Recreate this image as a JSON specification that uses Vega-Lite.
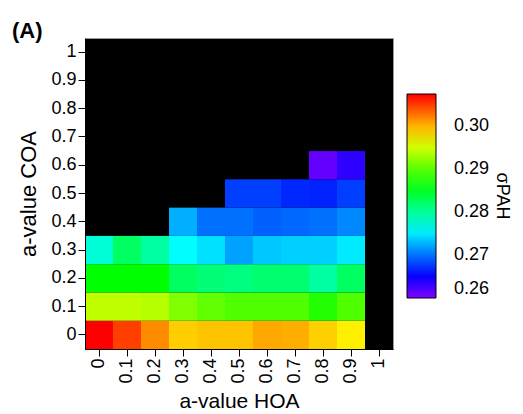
{
  "$schema": "https://vega.github.io/schema/vega-lite/v6.json",
  "autosize": {"type": "none"},
  "padding": {"left": 85, "top": 38, "right": 130, "bottom": 65},
  "width": 308,
  "height": 311,
  "title": {"text": "(A)", "anchor": "start", "frame": "group", "dx": -73, "dy": 23, "offset": 1, "baseline": "alphabetic", "fontSize": 22, "fontWeight": "bold", "font": "Liberation Sans", "color": "black"},
  "config": {
    "font": "Liberation Sans",
    "view": {"fill": "black", "stroke": "#999999", "strokeWidth": 1},
    "axis": {"labelColor": "black", "titleColor": "black", "tickColor": "black", "domainColor": "black", "labelFontSize": 18, "titleFontSize": 22, "titleFontWeight": "normal", "tickSize": 7, "labelPadding": 2}
  },
  "data": {"values": [
    {"hoa": 0, "coa": 0, "s": 0.3075},
    {"hoa": 0.1, "coa": 0, "s": 0.3049},
    {"hoa": 0.2, "coa": 0, "s": 0.3017},
    {"hoa": 0.3, "coa": 0, "s": 0.2990},
    {"hoa": 0.4, "coa": 0, "s": 0.2994},
    {"hoa": 0.5, "coa": 0, "s": 0.2994},
    {"hoa": 0.6, "coa": 0, "s": 0.3005},
    {"hoa": 0.7, "coa": 0, "s": 0.3003},
    {"hoa": 0.8, "coa": 0, "s": 0.2989},
    {"hoa": 0.9, "coa": 0, "s": 0.2976},
    {"hoa": 0, "coa": 0.1, "s": 0.2943},
    {"hoa": 0.1, "coa": 0.1, "s": 0.2943},
    {"hoa": 0.2, "coa": 0.1, "s": 0.2939},
    {"hoa": 0.3, "coa": 0.1, "s": 0.2917},
    {"hoa": 0.4, "coa": 0.1, "s": 0.2904},
    {"hoa": 0.5, "coa": 0.1, "s": 0.2897},
    {"hoa": 0.6, "coa": 0.1, "s": 0.2897},
    {"hoa": 0.7, "coa": 0.1, "s": 0.2897},
    {"hoa": 0.8, "coa": 0.1, "s": 0.2878},
    {"hoa": 0.9, "coa": 0.1, "s": 0.2897},
    {"hoa": 0, "coa": 0.2, "s": 0.2864},
    {"hoa": 0.1, "coa": 0.2, "s": 0.2864},
    {"hoa": 0.2, "coa": 0.2, "s": 0.2864},
    {"hoa": 0.3, "coa": 0.2, "s": 0.2824},
    {"hoa": 0.4, "coa": 0.2, "s": 0.2815},
    {"hoa": 0.5, "coa": 0.2, "s": 0.2811},
    {"hoa": 0.6, "coa": 0.2, "s": 0.2818},
    {"hoa": 0.7, "coa": 0.2, "s": 0.2818},
    {"hoa": 0.8, "coa": 0.2, "s": 0.2797},
    {"hoa": 0.9, "coa": 0.2, "s": 0.2824},
    {"hoa": 0, "coa": 0.3, "s": 0.2774},
    {"hoa": 0.1, "coa": 0.3, "s": 0.2824},
    {"hoa": 0.2, "coa": 0.3, "s": 0.2797},
    {"hoa": 0.3, "coa": 0.3, "s": 0.2758},
    {"hoa": 0.4, "coa": 0.3, "s": 0.2746},
    {"hoa": 0.5, "coa": 0.3, "s": 0.2720},
    {"hoa": 0.6, "coa": 0.3, "s": 0.2735},
    {"hoa": 0.7, "coa": 0.3, "s": 0.2739},
    {"hoa": 0.8, "coa": 0.3, "s": 0.2739},
    {"hoa": 0.9, "coa": 0.3, "s": 0.2750},
    {"hoa": 0.3, "coa": 0.4, "s": 0.2725},
    {"hoa": 0.4, "coa": 0.4, "s": 0.2699},
    {"hoa": 0.5, "coa": 0.4, "s": 0.2699},
    {"hoa": 0.6, "coa": 0.4, "s": 0.2693},
    {"hoa": 0.7, "coa": 0.4, "s": 0.2696},
    {"hoa": 0.8, "coa": 0.4, "s": 0.2699},
    {"hoa": 0.9, "coa": 0.4, "s": 0.2709},
    {"hoa": 0.5, "coa": 0.5, "s": 0.2679},
    {"hoa": 0.6, "coa": 0.5, "s": 0.2679},
    {"hoa": 0.7, "coa": 0.5, "s": 0.2669},
    {"hoa": 0.8, "coa": 0.5, "s": 0.2667},
    {"hoa": 0.9, "coa": 0.5, "s": 0.2679},
    {"hoa": 0.8, "coa": 0.6, "s": 0.2612},
    {"hoa": 0.9, "coa": 0.6, "s": 0.2634}
  ]},
  "mark": {"type": "rect"},
  "encoding": {
    "x": {"field": "hoa", "type": "ordinal", "title": "a-value HOA",
      "scale": {"domain": [0, 0.1, 0.2, 0.3, 0.4, 0.5, 0.6, 0.7, 0.8, 0.9, 1], "paddingInner": 0, "paddingOuter": 0},
      "axis": {"labelAngle": 270, "titlePadding": 7, "titleFontSize": 21}},
    "y": {"field": "coa", "type": "ordinal", "title": "a-value COA",
      "scale": {"domain": [1, 0.9, 0.8, 0.7, 0.6, 0.5, 0.4, 0.3, 0.2, 0.1, 0], "paddingInner": 0, "paddingOuter": 0},
      "axis": {"titlePadding": 10}},
    "color": {"field": "s", "type": "quantitative",
      "scale": {"domain": [0.26, 0.26528, 0.27583, 0.28639, 0.29694, 0.3075], "range": ["#8000ff", "#0000ff", "#00ffff", "#00ff00", "#ffff00", "#ff0000"], "interpolate": "rgb"},
      "legend": {"type": "gradient", "title": "σPAH", "orient": "none", "legendX": 322, "legendY": 56, "direction": "vertical", "gradientLength": 204, "gradientThickness": 29, "gradientStrokeColor": "black", "gradientStrokeWidth": 1, "values": [0.26, 0.27, 0.28, 0.29, 0.30], "format": ".2f", "labelFontSize": 18, "labelColor": "black", "labelOffset": 18, "titleOrient": "right", "titleFontSize": 18, "titleFontWeight": "normal", "titleColor": "black", "titleAnchor": "middle", "titlePadding": 4,
        "encode": {"title": {"update": {"angle": {"value": 90}}}}}}
  }
}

### Problem requirements
Every line above should be returned word for word, with the pictures left behind.

### Response to this task
Recreate this image as a JSON specification that uses Vega-Lite.
{
  "$schema": "https://vega.github.io/schema/vega-lite/v6.json",
  "autosize": {"type": "none"},
  "padding": {"left": 85, "top": 38, "right": 130, "bottom": 65},
  "width": 308,
  "height": 311,
  "title": {"text": "(A)", "anchor": "start", "frame": "group", "dx": -73, "dy": 23, "offset": 1, "baseline": "alphabetic", "fontSize": 22, "fontWeight": "bold", "font": "Liberation Sans", "color": "black"},
  "config": {
    "font": "Liberation Sans",
    "view": {"fill": "black", "stroke": "#999999", "strokeWidth": 1},
    "axis": {"labelColor": "black", "titleColor": "black", "tickColor": "black", "domainColor": "black", "labelFontSize": 18, "titleFontSize": 22, "titleFontWeight": "normal", "tickSize": 7, "labelPadding": 2}
  },
  "data": {"values": [
    {"hoa": 0, "coa": 0, "s": 0.3075},
    {"hoa": 0.1, "coa": 0, "s": 0.3049},
    {"hoa": 0.2, "coa": 0, "s": 0.3017},
    {"hoa": 0.3, "coa": 0, "s": 0.2990},
    {"hoa": 0.4, "coa": 0, "s": 0.2994},
    {"hoa": 0.5, "coa": 0, "s": 0.2994},
    {"hoa": 0.6, "coa": 0, "s": 0.3005},
    {"hoa": 0.7, "coa": 0, "s": 0.3003},
    {"hoa": 0.8, "coa": 0, "s": 0.2989},
    {"hoa": 0.9, "coa": 0, "s": 0.2976},
    {"hoa": 0, "coa": 0.1, "s": 0.2943},
    {"hoa": 0.1, "coa": 0.1, "s": 0.2943},
    {"hoa": 0.2, "coa": 0.1, "s": 0.2939},
    {"hoa": 0.3, "coa": 0.1, "s": 0.2917},
    {"hoa": 0.4, "coa": 0.1, "s": 0.2904},
    {"hoa": 0.5, "coa": 0.1, "s": 0.2897},
    {"hoa": 0.6, "coa": 0.1, "s": 0.2897},
    {"hoa": 0.7, "coa": 0.1, "s": 0.2897},
    {"hoa": 0.8, "coa": 0.1, "s": 0.2878},
    {"hoa": 0.9, "coa": 0.1, "s": 0.2897},
    {"hoa": 0, "coa": 0.2, "s": 0.2864},
    {"hoa": 0.1, "coa": 0.2, "s": 0.2864},
    {"hoa": 0.2, "coa": 0.2, "s": 0.2864},
    {"hoa": 0.3, "coa": 0.2, "s": 0.2824},
    {"hoa": 0.4, "coa": 0.2, "s": 0.2815},
    {"hoa": 0.5, "coa": 0.2, "s": 0.2811},
    {"hoa": 0.6, "coa": 0.2, "s": 0.2818},
    {"hoa": 0.7, "coa": 0.2, "s": 0.2818},
    {"hoa": 0.8, "coa": 0.2, "s": 0.2797},
    {"hoa": 0.9, "coa": 0.2, "s": 0.2824},
    {"hoa": 0, "coa": 0.3, "s": 0.2774},
    {"hoa": 0.1, "coa": 0.3, "s": 0.2824},
    {"hoa": 0.2, "coa": 0.3, "s": 0.2797},
    {"hoa": 0.3, "coa": 0.3, "s": 0.2758},
    {"hoa": 0.4, "coa": 0.3, "s": 0.2746},
    {"hoa": 0.5, "coa": 0.3, "s": 0.2720},
    {"hoa": 0.6, "coa": 0.3, "s": 0.2735},
    {"hoa": 0.7, "coa": 0.3, "s": 0.2739},
    {"hoa": 0.8, "coa": 0.3, "s": 0.2739},
    {"hoa": 0.9, "coa": 0.3, "s": 0.2750},
    {"hoa": 0.3, "coa": 0.4, "s": 0.2725},
    {"hoa": 0.4, "coa": 0.4, "s": 0.2699},
    {"hoa": 0.5, "coa": 0.4, "s": 0.2699},
    {"hoa": 0.6, "coa": 0.4, "s": 0.2693},
    {"hoa": 0.7, "coa": 0.4, "s": 0.2696},
    {"hoa": 0.8, "coa": 0.4, "s": 0.2699},
    {"hoa": 0.9, "coa": 0.4, "s": 0.2709},
    {"hoa": 0.5, "coa": 0.5, "s": 0.2679},
    {"hoa": 0.6, "coa": 0.5, "s": 0.2679},
    {"hoa": 0.7, "coa": 0.5, "s": 0.2669},
    {"hoa": 0.8, "coa": 0.5, "s": 0.2667},
    {"hoa": 0.9, "coa": 0.5, "s": 0.2679},
    {"hoa": 0.8, "coa": 0.6, "s": 0.2612},
    {"hoa": 0.9, "coa": 0.6, "s": 0.2634}
  ]},
  "mark": {"type": "rect"},
  "encoding": {
    "x": {"field": "hoa", "type": "ordinal", "title": "a-value HOA",
      "scale": {"domain": [0, 0.1, 0.2, 0.3, 0.4, 0.5, 0.6, 0.7, 0.8, 0.9, 1], "paddingInner": 0, "paddingOuter": 0},
      "axis": {"labelAngle": 270, "titlePadding": 7, "titleFontSize": 21}},
    "y": {"field": "coa", "type": "ordinal", "title": "a-value COA",
      "scale": {"domain": [1, 0.9, 0.8, 0.7, 0.6, 0.5, 0.4, 0.3, 0.2, 0.1, 0], "paddingInner": 0, "paddingOuter": 0},
      "axis": {"titlePadding": 10}},
    "color": {"field": "s", "type": "quantitative",
      "scale": {"domain": [0.26, 0.26528, 0.27583, 0.28639, 0.29694, 0.3075], "range": ["#8000ff", "#0000ff", "#00ffff", "#00ff00", "#ffff00", "#ff0000"], "interpolate": "rgb"},
      "legend": {"type": "gradient", "title": "σPAH", "orient": "none", "legendX": 322, "legendY": 56, "direction": "vertical", "gradientLength": 204, "gradientThickness": 29, "gradientStrokeColor": "black", "gradientStrokeWidth": 1, "values": [0.26, 0.27, 0.28, 0.29, 0.30], "format": ".2f", "labelFontSize": 18, "labelColor": "black", "labelOffset": 18, "titleOrient": "right", "titleFontSize": 18, "titleFontWeight": "normal", "titleColor": "black", "titleAnchor": "middle", "titlePadding": 4,
        "encode": {"title": {"update": {"angle": {"value": 90}}}}}}
  }
}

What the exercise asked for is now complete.